Korruptionsprozess vor dem Landgericht Stuttgart Foto: dpa-Zentralbild

Der Prozess vor dem Stuttgarter Landgericht gegen einen Ingenieur, der massenhaft sogenannte Tüv-Plaketten gegen Schmiergeld vergeben haben soll, geht zu Ende. Der Staatsanwalt hat eine Gefängnisstrafe gefordert.

Stuttgart - Er habe „gewissenlos mit der Verkehrssicherheit gespielt“, sagt Staatsanwalt Peter Kraft über den 60 Jahre alten Ingenieur, der wegen Bestechlichkeit vor der 19. Strafkammer des Landgerichts steht. Der Angeklagte habe zwischen Mai 2011 und März 2012 mehr als 450 zum Teil mit erheblichen Mängeln belastete Autos durch die Hauptuntersuchung (HU), landläufig Tüv genannt, gewunken. Deshalb sei der selbstständige Prüfingenieur, der im Auftrag der Gesellschaft für technische Sicherheitsprüfungen (GTS) HU-Untersuchungen durchgeführt hat, zu vier Jahren und drei Monaten Gefängnis zu verurteilen, so Kraft.

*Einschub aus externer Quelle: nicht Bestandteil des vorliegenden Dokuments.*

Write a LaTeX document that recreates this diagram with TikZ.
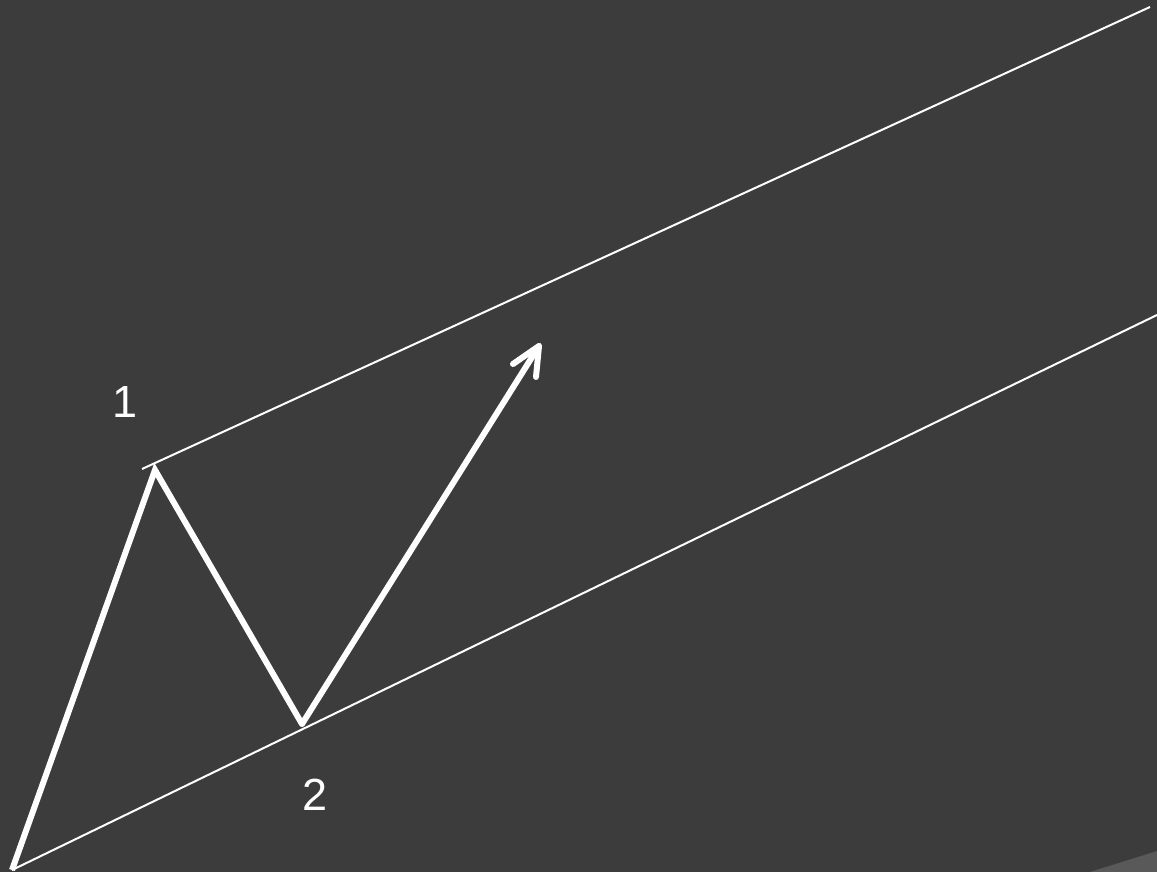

Der Fall hat für erheblichen Wirbel gesorgt. Im September 2012 flatterte mehr als 2000 Fahrzeughaltern im Kreis Esslingen die schriftliche Aufforderung auf den Tisch, ihren Wagen zur HU-Nachuntersuchung zu bringen. Denn einige Monate zuvor war der 60-jährige Prüfingenieur nach umfangreichen Ermittlungen aufgeflogen. Er soll in Tausenden Fällen nicht nur im Kreis Esslingen teils Schrottautos mit der HU-Plakette versehen haben – gegen Bares. Ermittelt wird auch in den Kreisen Böblingen, Reutlingen, Ludwigsburg und Tübingen.

In der Anklage vor dem Landgericht ist jetzt von 450 Autos die Rede, die in Werkstätten auf den Fildern und in Privatgaragen in Waldenbuch rechtswidrig mit der HU-Plakette versehen worden sein sollen. Die normale HU kostet 53 Euro. Die Werkstattbesitzer sollen von den meist über den Betrug informierten Kunden bis zu 150 Euro kassiert haben. Die Differenz wurde geteilt. Dass viel mehr als 450 Autos rechtswidrig mit der Plakette ausgestattet wurden, steht für den Ankläger fest. Doch der Tatzeitraum habe eingegrenzt werden müssen.

Auch die beiden Mitangeklagten hätten von der Masche gewusst, so der Staatsanwalt. Die Nebenerwerbsautohändler hatten mehrere Wagen von dem Ingenieur in einer Scheune und in einer Privatgarage prüfen lassen. Beide Örtlichkeiten waren wie die Autowerkstätten auf den Fildern nicht für HU-Prüfungen zugelassen. Für die zwei Feierabend-Autohändler beantragt Kraft eine Bewährungsstrafe beziehungsweise eine Haftstrafe von eineinhalb Jahren.

Erst spät im Prozess hatte der Ingenieur eine Art Geständnis abgelegt. Er habe sich nie bestechen lassen, habe sein Ermessensspielraum aber wohl zu weit ausgelegt. Dass die Werkstätten nicht zertifiziert waren, stimme zwar, aber er habe genug Erfahrung, um die Autos trotzdem richtig zu prüfen. „Er ist in eine Spirale geraten“, so Verteidiger Wolfgang Pantzer. Der 60-Jährige habe zwar nicht nach Vorschrift gehandelt, die Dienstleistung aber sehr wohl erbracht. Drei Jahre Gefängnis, wie von der Kammer bei einem Geständnis avisiert, seien genug. Die Verteidiger der Mitangeklagten forderten Freisprüche. Das Urteil wird am 7. Mai erwartet.